By Dave Donaldson
The major candidates for U-S Senate are about a third of the way into this year’s Primary Election season – and the next two months indicate that voters will have a lot of things to consider when they go to the polls.
The race attracting the most attention so far this year is the Republican Primary – with statewide newcomer Joe Miller challenging Incumbent Lisa Murkowski, who’s up for re-election.
Miller has been campaigning on a nationally based theme that solving the country’s problems will only come from a change in national leadership. He says he’s getting a good response to his message. And he says people see him as the answer to the nation’s economic problems.
This is not a uniquely Alaskan response. I think throughout the nation – as you can see in these primary election battles – incumbents being thrown out primarily because they are targeted as the problem. They have brought us to this financial crisis. They are unable to have the leadership necessary to bring us out of it. And people are looking for those that come outside of the system that are interested in the Constitutional approach – which is a much more limited government approach – than what we’ve seen over the last few decades.
Miller says Murkowski does not have the answer to national economic issues –and his answer to those issues is to restrict government, stop its growth, and “get the fiscal house in order by not spending more money.”

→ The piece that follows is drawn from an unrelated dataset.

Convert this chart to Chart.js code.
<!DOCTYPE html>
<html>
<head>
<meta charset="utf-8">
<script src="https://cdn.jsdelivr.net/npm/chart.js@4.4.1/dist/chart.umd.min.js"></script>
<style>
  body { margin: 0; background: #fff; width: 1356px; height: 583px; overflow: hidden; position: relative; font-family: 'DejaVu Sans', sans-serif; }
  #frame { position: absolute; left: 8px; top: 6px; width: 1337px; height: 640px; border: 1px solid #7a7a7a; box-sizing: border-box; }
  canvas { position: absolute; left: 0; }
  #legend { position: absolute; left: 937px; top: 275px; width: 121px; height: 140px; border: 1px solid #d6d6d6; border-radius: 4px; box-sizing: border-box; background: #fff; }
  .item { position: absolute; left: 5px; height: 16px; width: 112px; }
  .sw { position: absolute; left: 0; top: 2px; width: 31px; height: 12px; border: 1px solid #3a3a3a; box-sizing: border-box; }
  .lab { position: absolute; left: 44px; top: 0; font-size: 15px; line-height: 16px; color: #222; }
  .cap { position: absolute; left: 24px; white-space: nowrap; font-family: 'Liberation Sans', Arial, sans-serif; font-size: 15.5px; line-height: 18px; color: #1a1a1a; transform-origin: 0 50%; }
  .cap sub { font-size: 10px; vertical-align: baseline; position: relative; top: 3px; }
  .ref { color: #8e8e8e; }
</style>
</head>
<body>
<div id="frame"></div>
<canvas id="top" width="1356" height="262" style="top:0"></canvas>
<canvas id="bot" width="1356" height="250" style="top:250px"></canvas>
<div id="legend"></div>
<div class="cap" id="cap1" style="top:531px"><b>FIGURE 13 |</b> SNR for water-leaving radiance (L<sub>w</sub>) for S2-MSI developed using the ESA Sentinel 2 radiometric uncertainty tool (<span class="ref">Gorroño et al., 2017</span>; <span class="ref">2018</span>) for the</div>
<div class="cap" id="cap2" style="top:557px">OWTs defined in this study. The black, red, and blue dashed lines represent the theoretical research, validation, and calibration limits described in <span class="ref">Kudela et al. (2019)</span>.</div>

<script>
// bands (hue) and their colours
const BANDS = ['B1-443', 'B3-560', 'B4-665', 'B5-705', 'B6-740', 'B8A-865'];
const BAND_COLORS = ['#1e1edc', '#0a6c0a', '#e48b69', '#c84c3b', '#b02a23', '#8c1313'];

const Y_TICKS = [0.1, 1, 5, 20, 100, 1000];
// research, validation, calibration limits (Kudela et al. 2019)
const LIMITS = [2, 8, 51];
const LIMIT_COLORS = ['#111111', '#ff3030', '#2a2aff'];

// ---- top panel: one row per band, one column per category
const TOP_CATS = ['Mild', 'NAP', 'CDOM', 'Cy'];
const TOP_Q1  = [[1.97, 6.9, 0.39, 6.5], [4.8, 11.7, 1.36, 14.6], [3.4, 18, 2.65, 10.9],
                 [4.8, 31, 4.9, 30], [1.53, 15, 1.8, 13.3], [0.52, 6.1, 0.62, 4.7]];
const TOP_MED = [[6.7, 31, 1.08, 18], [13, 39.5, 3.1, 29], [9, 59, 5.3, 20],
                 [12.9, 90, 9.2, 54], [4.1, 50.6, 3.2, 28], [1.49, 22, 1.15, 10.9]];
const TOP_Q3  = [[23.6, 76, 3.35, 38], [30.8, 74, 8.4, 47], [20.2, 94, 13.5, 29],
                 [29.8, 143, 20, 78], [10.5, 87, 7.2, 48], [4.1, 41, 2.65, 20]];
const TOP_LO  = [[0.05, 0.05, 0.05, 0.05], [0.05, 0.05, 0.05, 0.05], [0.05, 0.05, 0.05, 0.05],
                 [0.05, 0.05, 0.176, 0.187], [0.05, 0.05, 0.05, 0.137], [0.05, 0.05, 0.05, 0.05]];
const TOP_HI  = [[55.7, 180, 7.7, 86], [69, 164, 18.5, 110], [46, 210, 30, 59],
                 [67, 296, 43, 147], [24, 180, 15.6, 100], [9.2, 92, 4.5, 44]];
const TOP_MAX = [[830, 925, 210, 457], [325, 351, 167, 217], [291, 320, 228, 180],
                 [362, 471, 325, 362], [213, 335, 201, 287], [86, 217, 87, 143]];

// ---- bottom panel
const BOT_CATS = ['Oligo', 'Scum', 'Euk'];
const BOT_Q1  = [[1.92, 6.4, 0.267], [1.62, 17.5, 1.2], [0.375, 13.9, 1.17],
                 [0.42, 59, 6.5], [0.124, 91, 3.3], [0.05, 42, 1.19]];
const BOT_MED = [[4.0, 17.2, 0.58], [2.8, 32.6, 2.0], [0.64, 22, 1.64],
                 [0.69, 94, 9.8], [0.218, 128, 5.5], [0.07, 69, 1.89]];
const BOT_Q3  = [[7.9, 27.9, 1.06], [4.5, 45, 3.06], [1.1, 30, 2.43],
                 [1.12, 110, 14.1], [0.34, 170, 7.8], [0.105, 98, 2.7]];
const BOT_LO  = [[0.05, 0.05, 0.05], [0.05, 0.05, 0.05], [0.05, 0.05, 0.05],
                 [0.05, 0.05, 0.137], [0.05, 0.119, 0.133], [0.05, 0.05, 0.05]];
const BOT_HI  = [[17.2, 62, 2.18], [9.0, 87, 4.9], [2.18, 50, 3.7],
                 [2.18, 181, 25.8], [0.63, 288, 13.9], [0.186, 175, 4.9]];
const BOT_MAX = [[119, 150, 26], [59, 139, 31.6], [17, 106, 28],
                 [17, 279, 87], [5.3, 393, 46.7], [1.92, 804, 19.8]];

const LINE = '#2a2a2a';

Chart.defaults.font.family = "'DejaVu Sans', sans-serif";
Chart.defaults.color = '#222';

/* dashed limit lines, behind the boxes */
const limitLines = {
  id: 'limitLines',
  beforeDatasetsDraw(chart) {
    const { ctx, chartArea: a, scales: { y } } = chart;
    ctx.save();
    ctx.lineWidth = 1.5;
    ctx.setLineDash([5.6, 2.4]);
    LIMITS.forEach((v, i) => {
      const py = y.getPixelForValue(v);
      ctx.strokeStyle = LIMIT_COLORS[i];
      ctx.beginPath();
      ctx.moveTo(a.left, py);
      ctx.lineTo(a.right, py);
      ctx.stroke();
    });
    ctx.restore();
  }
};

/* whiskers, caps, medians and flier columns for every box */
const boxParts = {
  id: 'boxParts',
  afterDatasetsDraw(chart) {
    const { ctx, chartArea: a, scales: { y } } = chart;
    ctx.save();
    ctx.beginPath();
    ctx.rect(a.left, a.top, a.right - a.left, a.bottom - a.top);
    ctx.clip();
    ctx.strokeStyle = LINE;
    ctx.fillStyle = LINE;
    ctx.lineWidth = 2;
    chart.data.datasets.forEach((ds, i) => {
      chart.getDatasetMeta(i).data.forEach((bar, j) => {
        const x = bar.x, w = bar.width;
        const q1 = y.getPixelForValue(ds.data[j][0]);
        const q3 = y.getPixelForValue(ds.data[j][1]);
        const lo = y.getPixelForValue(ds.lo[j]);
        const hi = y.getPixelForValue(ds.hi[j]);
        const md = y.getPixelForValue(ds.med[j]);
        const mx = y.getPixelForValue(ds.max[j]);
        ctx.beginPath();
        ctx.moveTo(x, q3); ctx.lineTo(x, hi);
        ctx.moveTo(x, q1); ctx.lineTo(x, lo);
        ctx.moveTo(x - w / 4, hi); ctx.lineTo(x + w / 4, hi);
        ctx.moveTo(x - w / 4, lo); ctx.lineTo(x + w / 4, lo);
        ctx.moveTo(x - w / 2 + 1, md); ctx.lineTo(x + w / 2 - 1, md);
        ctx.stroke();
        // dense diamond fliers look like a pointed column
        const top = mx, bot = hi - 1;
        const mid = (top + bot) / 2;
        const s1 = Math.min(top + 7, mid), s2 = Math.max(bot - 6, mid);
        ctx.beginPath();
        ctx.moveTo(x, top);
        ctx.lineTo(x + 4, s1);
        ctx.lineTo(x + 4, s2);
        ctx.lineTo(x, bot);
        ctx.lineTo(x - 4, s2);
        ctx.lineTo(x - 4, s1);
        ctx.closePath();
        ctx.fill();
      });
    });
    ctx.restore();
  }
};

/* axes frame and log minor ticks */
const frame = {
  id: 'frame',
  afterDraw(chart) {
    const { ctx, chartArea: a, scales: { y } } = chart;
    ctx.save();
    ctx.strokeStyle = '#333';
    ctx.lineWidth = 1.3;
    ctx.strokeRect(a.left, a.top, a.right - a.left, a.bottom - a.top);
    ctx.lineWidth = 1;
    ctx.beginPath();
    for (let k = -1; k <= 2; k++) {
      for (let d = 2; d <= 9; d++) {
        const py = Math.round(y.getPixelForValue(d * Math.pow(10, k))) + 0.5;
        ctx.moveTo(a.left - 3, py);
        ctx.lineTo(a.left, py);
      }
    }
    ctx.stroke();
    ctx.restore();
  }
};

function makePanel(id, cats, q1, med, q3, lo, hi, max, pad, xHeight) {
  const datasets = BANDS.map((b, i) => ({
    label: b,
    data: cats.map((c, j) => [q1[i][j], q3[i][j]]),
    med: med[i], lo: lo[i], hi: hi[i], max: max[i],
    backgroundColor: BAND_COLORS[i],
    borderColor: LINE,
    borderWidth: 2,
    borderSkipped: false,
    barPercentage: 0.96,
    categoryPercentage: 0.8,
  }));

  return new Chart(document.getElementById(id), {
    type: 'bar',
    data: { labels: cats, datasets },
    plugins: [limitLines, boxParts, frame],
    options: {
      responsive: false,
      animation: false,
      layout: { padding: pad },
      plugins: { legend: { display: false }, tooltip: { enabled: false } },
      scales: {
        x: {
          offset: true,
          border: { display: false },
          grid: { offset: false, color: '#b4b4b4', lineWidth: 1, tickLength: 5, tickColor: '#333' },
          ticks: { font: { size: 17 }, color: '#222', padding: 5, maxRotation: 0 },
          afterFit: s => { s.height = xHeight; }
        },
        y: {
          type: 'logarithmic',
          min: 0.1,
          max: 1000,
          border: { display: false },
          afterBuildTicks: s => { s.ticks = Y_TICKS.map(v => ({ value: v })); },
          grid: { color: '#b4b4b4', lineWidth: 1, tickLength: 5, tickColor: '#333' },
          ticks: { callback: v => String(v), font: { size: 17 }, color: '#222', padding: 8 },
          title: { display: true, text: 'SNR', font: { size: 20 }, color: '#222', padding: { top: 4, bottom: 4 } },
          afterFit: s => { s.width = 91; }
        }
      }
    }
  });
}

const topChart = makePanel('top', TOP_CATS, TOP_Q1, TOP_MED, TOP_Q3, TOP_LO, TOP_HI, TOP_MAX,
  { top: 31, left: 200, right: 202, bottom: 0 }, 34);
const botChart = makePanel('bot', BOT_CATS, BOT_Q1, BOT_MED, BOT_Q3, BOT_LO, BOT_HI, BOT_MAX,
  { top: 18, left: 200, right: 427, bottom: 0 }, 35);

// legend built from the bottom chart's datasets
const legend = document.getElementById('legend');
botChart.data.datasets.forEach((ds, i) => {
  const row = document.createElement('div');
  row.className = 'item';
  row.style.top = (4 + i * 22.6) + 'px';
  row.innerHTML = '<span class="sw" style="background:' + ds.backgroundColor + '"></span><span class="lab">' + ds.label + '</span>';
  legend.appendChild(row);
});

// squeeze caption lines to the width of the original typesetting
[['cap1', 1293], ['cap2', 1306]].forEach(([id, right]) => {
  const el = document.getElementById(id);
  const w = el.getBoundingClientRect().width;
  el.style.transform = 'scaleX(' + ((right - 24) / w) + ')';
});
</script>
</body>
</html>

Miller has been to Barrow and Bethel and has a busy travel schedule to other parts of rural Alaska planned before the election. He says he is being “aggressive” in the bush – and says his campaign is built by the people who volunteer to help him – wherever they come from.
Senator Murkowski was working at the Capitol and preparing for a trip to Alaska this weekend, but her re-election spokesman Steve Wackowski calls Miller’s campaign “doom and gloom” that doesn’t consider the work Murkowski has done. He says the Senator has fought the meteoric growth of government for a long time.
She voted against Obama’s stimulus package, voted against the stimulus bill. She thinks that we need to create jobs, not bigger government here in this country. But the greatest asset we have in America is our freedoms, and we can pull through this. This is the land of optimism.
But Congress is not limited to one subject. They also deal with local and personal issues such as native issues, land claims, veterans’ issues. Wackowski says while the Senator sees the economy at the heart of the campaign, she knows that being a Senator goes beyond that.
She views it as her job. If people, the Federal Government made promises to people because either they have served or paid into social security, she make sure the federal government follows through with its promises.
Miller sees the national economy as the overriding issue –to be dealt with even in consideration of other needs.
Anything that involves government expenditures is all going to be subject to cut. And I think Alaskans and Americans as a whole are willing to do some belt-tightening to get this fiscal house back in order. So, I don’t have a specific plan for any of those issues that you mentioned. But I will tell you that there is virtually not a program that is not going to have to have some fiscal limitation.
The winner of that primary will face the winner of the Democratic primary. Scott McAdams is working for that place on the November ballot. He says it’s all local. And that’s what he’s promoting as he travels the state. McAdams says Alaska is based on energy – new oil development, gas, renewable energy. But he says it doesn’t stop there.
We also continue to go out and make the case for why everyone of our towns, everyone of our communities matters. Why it’s important that our commercial fisheries are advanced at the national level, that our next Senator from Alaska understands that small town fishermen are more important that corporate lobbyists. And you know, we’re making progress, we’re talking to a lot of folks and we’re changing hearts and minds one voter at a time.
McAdams is mayor of Sitka, and it was obvious to him a month ago that he was not well-recognized beyond there. But he says he’s making progress and he’ll be prepared for whomever the Republicans choose.
The party primary elections will take place August 24th.